A systematic review and a meta-analysis published in 2016 stated that lingual braces cause greater amount of pain in tongue, problem maintaining oral hygiene and problems with speech and eating difficulties.

== Treatment effects ==

=== Intrusion of anterior teeth ===
Lingual brackets are located more closely to the center of resistance of a tooth than brackets placed on a buccal surface of a tooth. Thus when a patient bites down, the biting forces are directed through the center of resistance of those anterior teeth. Thus the light continuous forces directed towards the upper lingual brackets may induce slight intrusion of the upper anterior teeth. However, forces that are felt on the anterior teeth seem to be minimal, in milligrams. An optimum force needed to intrude teeth is 30-40g.

=== Bite plane effect ===
As the mandibular teeth are biting on the upper brackets, it results in an anterior bite plane effect. This eventually leads to the light, continuous intruding force that is being felt on the front incisors. This bite plane effect may also induce slight opening in the posterior molar teeth and these teeth may extrude, leading to correction of deep bite or worsening of an already open bite. This can worsen a Class 2 malocclusion as mandible rotates down and back, leading to more of a Class 2 molar relationship.

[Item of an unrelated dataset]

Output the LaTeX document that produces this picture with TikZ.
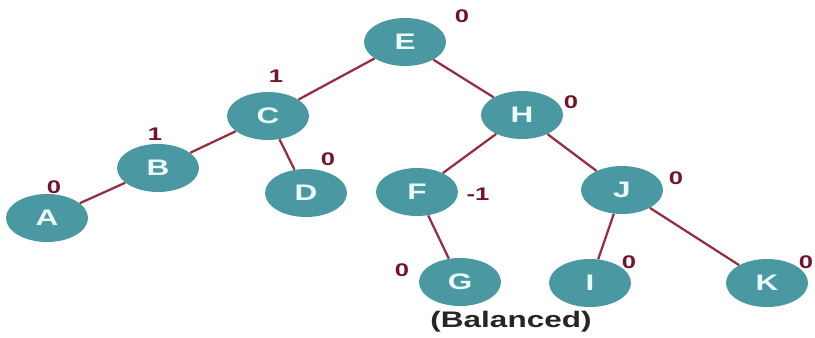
\documentclass[tikz,border=0pt]{standalone}
\usepackage{fontspec}
\setmainfont{Liberation Sans}
\newfontfamily\widesans[FakeStretch=1.4]{Liberation Sans}
\usepackage{tikz}
\usetikzlibrary{positioning,shapes.geometric}
\definecolor{nodeteal}{RGB}{74,152,162}
\definecolor{edgered}{RGB}{150,45,65}
\definecolor{balred}{RGB}{115,20,40}
\definecolor{lettercol}{RGB}{235,250,250}

\begin{document}
\begin{tikzpicture}[
  x=0.025cm, y=-0.025cm,
  avl/.style={ellipse,fill=nodeteal,minimum width=2.05cm,minimum height=1.2cm,
              inner sep=0pt,text=lettercol,font=\widesans\fontsize{16}{16}\selectfont\bfseries},
  bal/.style={text=balred,font=\widesans\fontsize{13}{13}\selectfont\bfseries,inner sep=0pt},
  edge/.style={draw=edgered,line width=1.6pt},
  ]
  \useasboundingbox (0,0) rectangle (815,337);

  %─── Nodes ──────────────────────────────────────────────────────────────────
  \node[avl] (E) at (405,42)  {E};
  \node[avl] (C) at (268,116) {C};
  \node[avl] (H) at (522,115) {H};
  \node[avl] (B) at (158,168) {B};
  \node[avl] (D) at (306,193) {D};
  \node[avl] (F) at (417,192) {F};
  \node[avl] (J) at (622,190) {J};
  \node[avl] (A) at (47,218)  {A};
  \node[avl] (G) at (460,282) {G};
  \node[avl] (I) at (590,283) {I};
  \node[avl] (K) at (767,283) {K};

  %─── Edges ──────────────────────────────────────────────────────────────────
  \draw[edge] (E) -- (C);
  \draw[edge] (E) -- (H);
  \draw[edge] (C) -- (B);
  \draw[edge] (C) -- (D);
  \draw[edge] (B) -- (A);
  \draw[edge] (H) -- (F);
  \draw[edge] (H) -- (J);
  \draw[edge] (F) -- (G);
  \draw[edge] (J) -- (I);
  \draw[edge] (J) -- (K);

  %─── Balance factors ────────────────────────────────────────────────────────
  \node[bal] (balE) at (462,16)  {0};
  \node[bal] (balC) at (276,76)  {1};
  \node[bal] (balH) at (571,102) {0};
  \node[bal] (balB) at (155,134) {1};
  \node[bal] (balD) at (328,159) {0};
  \node[bal] (balF) at (478,194) {-1};
  \node[bal] (balJ) at (676,178) {0};
  \node[bal] (balA) at (54,187)  {0};
  \node[bal] (balG) at (402,270) {0};
  \node[bal] (balI) at (629,262) {0};
  \node[bal] (balK) at (806,262) {0};

  %─── Caption ────────────────────────────────────────────────────────────────
  \node[font=\widesans\fontsize{16}{16}\selectfont\bfseries,text=black!85] (caption)
    at (511,322) {(Balanced)};

\end{tikzpicture}
\end{document}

=== Small interbracket distance ===
Due to the small interbracket distance in the lingual braces, compare to the buccal braces, compensatory bends which can be made in finishing phase are tough to create. The distance between brackets anteriorly in lingual braces is about 40% smaller than the buccal braces. Despite the bends, making loops to close spaces also becomes mechanically tough.

=== Bowing effects ===
Lingual orthodontics is known to have both vertical and horizontal bowing effects during space closure. These effects are related to in terms of closing spaces on an archwire which may not fill the slot completely. Therefore, increased play in the wire to bracket relationship can cause effects which may lead to more of a tipping tooth movement than pure translation, as desired in most cases. These effects can be counteracted by either placing anti-bowing effect curves both vertically and horizontally, by using lighter retraction forces or by steel-ligation of posterior teeth as a unit to prevent the side-effects.

== Types ==
Lingual braces and wires are made by many different of companies. Some of them are Incognito (3M), ALIAS (Ormco), Innovation L (Dentsply/GAC International), eBrace (Riton BioMaterials), Stb Light (Ormco) and Harmony (American Orthodontics).

=== Incognito ===
Incognito lingual brackets and wires are made by 3M in Germany. These appliances were initially designed by Dirk Wiechmann. He published his results in 2003 in American Journal of Orthodontics and Dentofacial Orthopedics, where he reported testing these appliances for 18 months on 600 bonded arches on patients in his private practice. The company uses a CAD/CAM technology to combine bracket fabrication and bracket positioning which is done on computer models. The wires and brackets are customized to each patient's anatomy of the lingual tooth surface. The bases of these brackets are bigger than other brackets produced by different companies, however these appliances have thinner bracket base and use less bonding material than other brackets. This may be seen as an advantage by some due to low profile of brackets which may cause less irritation to the tongue of patients, but this does lead to creating 1st order bends in the wires to compensate for the low profile of these brackets. A study done in Germany in 2005 compared the pre-adjusted lingual brackets (Ormco) to customized lingual brackets (Incognito) on a group of 40 German-speaking women. The results stated that customized brackets in the study induced significantly fewer cases of tongue space restriction, pressure sores, reddening or lesions to the tongue in the long term than the pre-fabricated brackets. Even though the results favor the Incognito appliance, it should be kept in mind that this is a subjective opinion of people which may confound the results.